Ability to add score for top k results
Opened this issue · 11 comments
Hi, its a nice library ... is there a way to add data to any Node so when retriueving thousand of results for given prefix only the top k results are returned.
Adding any kinf of score to an entry which is internally sorted would be great.
Guess any mix of length and score would be great ... so if there is a key which matches the prefix it should return always as with others which are ranked higher.
This allows for early termination when searching for top k (10 or 20) ...
A custom comparer would be fine so you can customize this behaviour.
Thanks for your feedback.
Could you please provide an example?
GetByPrefix
returns IEnumerable<T>
, so you can simply use LINQ Take
method and it won't iterate through the entire collection. If I understand your question correctly...
Yes but it has to be guaranteed that is sorted ... by any Comparer I set. So T should implement IComparable or the Trie itself to hold a sorted List (or similar)
Hm... can you provide an example (mb some pseudo-code?), because I can't get the idea
And trie is a sorted data structure by nature...
Yes the texts you add / index are sorted but I mean something like this
var trie = new Trie<T>(IComparer<T> comparer); // maybe new EntityOccurenceDescComparer() so all T values are automatically sorted so we can top 10 or 10 to 20 in a fast ways (SortedList maybe supports indexer)

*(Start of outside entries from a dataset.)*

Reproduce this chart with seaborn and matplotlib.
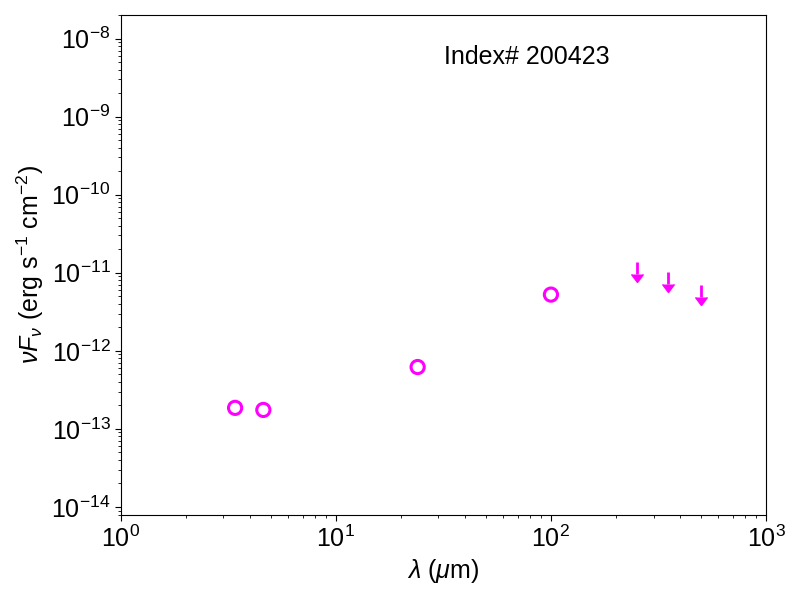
import numpy as np
import pandas as pd
import seaborn as sns
import matplotlib
matplotlib.use("Agg")
import matplotlib.pyplot as plt
from matplotlib.lines import CARETDOWNBASE

# detections (WISE / MIPS / PACS)
wave = [3.4, 4.6, 24.0, 100.0]
flux = [1.86e-13, 1.75e-13, 6.2e-13, 5.25e-12]

# upper limits (SPIRE)
ul_wave = [250.0, 350.0, 500.0]
ul_flux = [1.38e-11, 1.02e-11, 7.0e-12]
ul_frac = 0.3

label = "Index# 200423"

sns.set_style("ticks")
plt.rcParams["font.family"] = ["Liberation Sans", "DejaVu Sans"]
plt.rcParams["mathtext.fontset"] = "custom"
plt.rcParams["mathtext.rm"] = "Liberation Sans"
plt.rcParams["mathtext.it"] = "Liberation Sans:italic"
plt.rcParams["mathtext.bf"] = "Liberation Sans:bold"
for k in ["axes.edgecolor", "text.color", "axes.labelcolor",
          "xtick.color", "ytick.color"]:
    plt.rcParams[k] = "black"
plt.rcParams["axes.linewidth"] = 0.8

df = pd.DataFrame({"wave": wave, "flux": flux})

fig = plt.figure(figsize=(8, 6), dpi=100)
ax = fig.add_axes([0.151, 0.1417, 0.8065, 0.8333])

sns.scatterplot(data=df, x="wave", y="flux", ax=ax, marker="o", s=90,
                facecolors="none", edgecolor="magenta", linewidth=2.2)

# upper limits: short bar down from the limit, caret at the bottom
ul_flux = np.array(ul_flux)
ul_low = ul_flux * (1 - ul_frac)
ax.vlines(ul_wave, ul_low, ul_flux, color="magenta", linewidth=2)
ax.plot(ul_wave, ul_low, linestyle="none", marker=CARETDOWNBASE,
        markersize=8, color="magenta")

ax.set_xscale("log")
ax.set_yscale("log")
ax.set_xlim(1, 1000)
ax.set_ylim(7.9e-15, 2.0e-8)

ax.tick_params(axis="both", which="major", labelsize=18, length=4, width=0.8)
ax.tick_params(axis="both", which="minor", length=2, width=0.6)
ax.set_xlabel(r"$\lambda$ ($\mu$m)", fontsize=18)
ax.set_ylabel(r"$\nu F_\nu$ (erg s$^{-1}$ cm$^{-2}$)", fontsize=18)

ax.text(0.63, 0.915, label, transform=ax.transAxes, fontsize=18,
        ha="center", va="center")

fig.savefig("out.png", dpi=100)
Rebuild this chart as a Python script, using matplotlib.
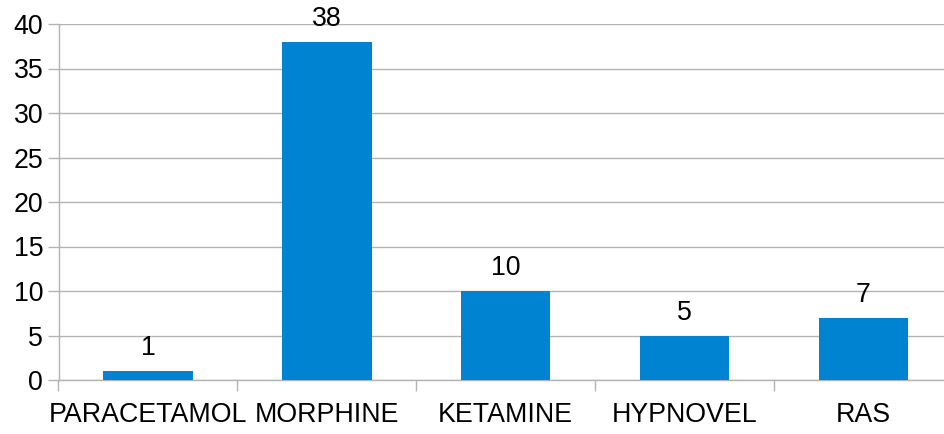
import matplotlib

matplotlib.use("Agg")
import matplotlib.pyplot as plt  # noqa: E402
import numpy as np

categories = ["PARACETAMOL", "MORPHINE", "KETAMINE", "HYPNOVEL", "RAS"]
counts = [1, 38, 10, 5, 7]
yticks = [0, 5, 10, 15, 20, 25, 30, 35, 40]

plt.rcParams["font.family"] = ["Liberation Sans", "DejaVu Sans"]

grid_color = "#b3b3b3"
bar_color = "#0083d1"
fsize = 19.3

fig = plt.figure(figsize=(9.44, 4.34), dpi=100)
# right edge of the plot area runs slightly past the image edge, as in the reference
ax = fig.add_axes([58.5 / 944, 1 - 380 / 434, (953 - 58.5) / 944, (380 - 24) / 434])

x = np.arange(len(categories))
ax.bar(x, counts, width=0.5, color=bar_color, zorder=3)
for xi, v in zip(x, counts):
    ax.annotate(str(v), (xi, v), xytext=(0, 7), textcoords="offset points",
                ha="center", va="bottom", fontsize=fsize, color="black")

ax.set_xlim(-0.5, len(categories) - 0.5)
ax.set_ylim(0, 40)
ax.set_yticks(yticks)
ax.set_yticklabels([str(t) for t in yticks])
ax.yaxis.grid(True, color=grid_color, linewidth=1.0, zorder=0)

# category labels at centres, tick marks at category boundaries
ax.set_xticks(x)
ax.set_xticklabels(categories)
ax.set_xticks(np.arange(len(categories) + 1) - 0.5, minor=True)
ax.tick_params(axis="x", which="major", length=0, pad=16, labelsize=fsize)
ax.tick_params(axis="x", which="minor", length=8, color=grid_color, width=1.0)
ax.tick_params(axis="y", length=8, color=grid_color, width=1.0, pad=3, labelsize=fsize)

for side in ["top", "right"]:
    ax.spines[side].set_visible(False)
for side in ["left", "bottom"]:
    ax.spines[side].set_color(grid_color)
    ax.spines[side].set_linewidth(1.0)

fig.savefig("out.png", dpi=100)
plt.close(fig)
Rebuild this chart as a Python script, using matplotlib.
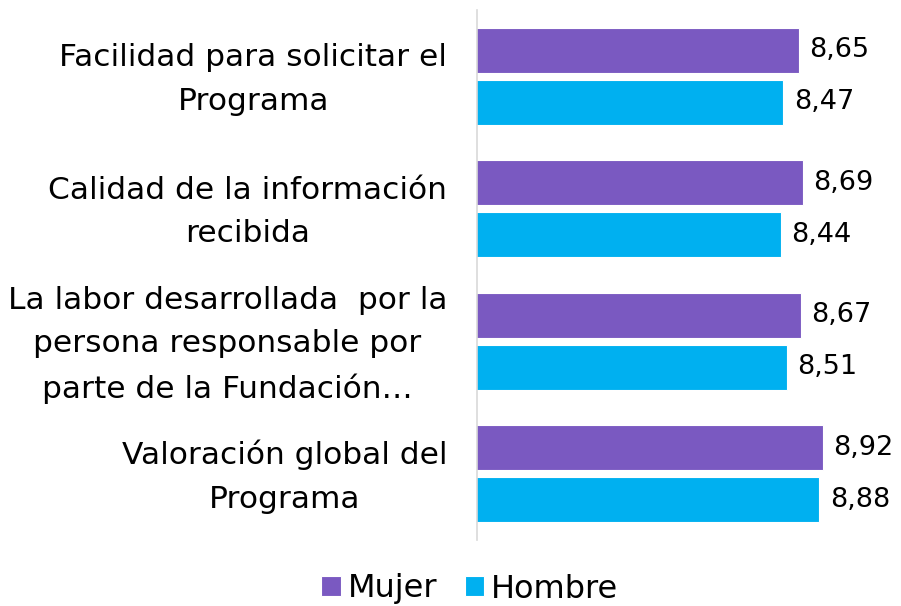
import matplotlib
matplotlib.use("Agg")
import matplotlib.pyplot as plt
import matplotlib.transforms as mtransforms
import numpy as np

categories = [
    "Facilidad para solicitar el\nPrograma",
    "Calidad de la información\nrecibida",
    "La labor desarrollada  por la\npersona responsable por\nparte de la Fundación…",
    "Valoración global del\nPrograma",
]
mujer = [8.65, 8.69, 8.67, 8.92]
hombre = [8.47, 8.44, 8.51, 8.88]
series_names = ["Mujer", "Hombre"]
colors = ["#7A59C1", "#00B0F0"]

plt.rcParams['font.family'] = ['DejaVu Sans']

W, H = 901, 606
fig = plt.figure(figsize=(W / 100, H / 100), dpi=100)
x0, x1 = 477, 830
y0, y1 = 10, 540
ax = fig.add_axes([x0 / W, 1 - y1 / H, (x1 - x0) / W, (y1 - y0) / H])

n = len(categories)
pos = np.arange(n)
bh = 0.34
off = 0.195
ax.barh(pos - off, mujer, height=bh, left=0, color=colors[0], edgecolor="white", linewidth=0.8, label=series_names[0])
ax.barh(pos + off, hombre, height=bh, left=0, color=colors[1], edgecolor="white", linewidth=0.8, label=series_names[1])

ax.set_xlim(5, 9)
ax.set_ylim(n - 0.5, -0.5)

fs_val = 19.5
fs_cat = 22.5
for i in range(n):
    ax.annotate(f"{mujer[i]:.2f}".replace(".", ","), (mujer[i], pos[i] - off), xytext=(7.5, 0),
                textcoords="offset points", va="center", ha="left", fontsize=fs_val, annotation_clip=False)
    ax.annotate(f"{hombre[i]:.2f}".replace(".", ","), (hombre[i], pos[i] + off), xytext=(7.5, 0),
                textcoords="offset points", va="center", ha="left", fontsize=fs_val, annotation_clip=False)

ax.set_yticks(pos)
ax.set_yticklabels(categories, fontsize=fs_cat, multialignment="center", linespacing=1.62)
ax.tick_params(axis="y", length=0, pad=21.5)
shift = mtransforms.ScaledTranslation(0, 0.07, fig.dpi_scale_trans)
for lbl in ax.get_yticklabels():
    lbl.set_transform(lbl.get_transform() + shift)
ax.set_xticks([])
for s in ["top", "right", "bottom"]:
    ax.spines[s].set_visible(False)
ax.spines["left"].set_color("#D9D9D9")
ax.spines["left"].set_linewidth(1.2)

fig.legend(loc="center", bbox_to_anchor=(470 / W, 1 - 589 / H), ncol=2, frameon=False,
           fontsize=23, handlelength=0.6, handleheight=0.6, handletextpad=0.22, columnspacing=0.87)

fig.savefig("out.png", dpi=100)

trie.Add(new Entry() { Occurence = 12, Anything = "Nice one" });
...add more entries
var entries = trie.GetByPrefix("ch", int topK = 10) --> gets the top kost items by comparer (could do also over Take(...) if its IEnumerable()
The point is when you have millions of entries and wanna show up 10 to the user it's not useful to return all items of the trie ...
Not quite sure if I understood this correctly, just to confirm:
Let's say you have this object
class Entry { int Rank; }
You construct a trie:
var trie = new StringTrie<Entry>();
trie.Add("ch_key1", new Entry {Rank = 1});
trie.Add("ch_key2", new Entry {Rank = 1});
...
trie.Add("ch_key100", new Entry {Rank = 50});
Then you want to select by prefix (e.g. "ch") let's say first 10 entries considering the Rank property (priority), i.e. "select first 10 entries with prefix ch
starting from the highest rank"
Yes, but in a performant way so the entries have to be presorted. So Linq is no option on the whole set.
Maybe its best to store inside a sortedlist or sorted set within the trie node.
One more example would be prefix "sch" in German language...there are 600000 words. But within my domain I manage some kind of statistics and would fetch these words based om that.
Got it. Yeah, it is not possible with the current implementation.
Right, probably the easiest way will be to extend TrieNode
to be able to swap collection of the Children
property.
I suppose another example could be: word starting with "ch" sorted by occurrence (if you were parsing some text and incrementing the occurrence of words as a property on that node), but now we're drifting into elasticsearch/Apache Solr territory.
I meant occurrences of words...every time a certain word occurs, update the occurrence of that word (in the example above, "Rank" could be "Occurrences"). I was just highlighting another use case to provide validity to the request.
@nhaberl recently I've done some work on the library, and was looking at your case. Consider this example:
Trie trie = ["star", "start", "stack", "stop", "stay", "key"];
// where 'star' has rank 1, 'start' has rank 2, 'stack' has rank 3, etc
{root}
/\
s k
/ \
t e
/ \ \
a o [y]
/ | \ \
[r][y] c [p]
/ \
[t] [k]
where [char] -- is end of word
So the trie node s
will need somehow to store these different ranks, then the node t
will also need to store all the ranks, etc.
This will enormously increase the trie memory size, and complexity of the retrieval.
For your case, I think the more valuable option will be to have multiple tries, e.g.:
Trie trieRank1 = [ ... ]; // all words with rank 1
Trie trieRank2 = [ ... ]; // all words with rank 2
...
and then, let's say you need to select 10 words which start with st
starting with rank 1, then 2, etc.
So you firstly select the required words from trieRank1
, if there are less than 10 results you select from trieRank2
, etc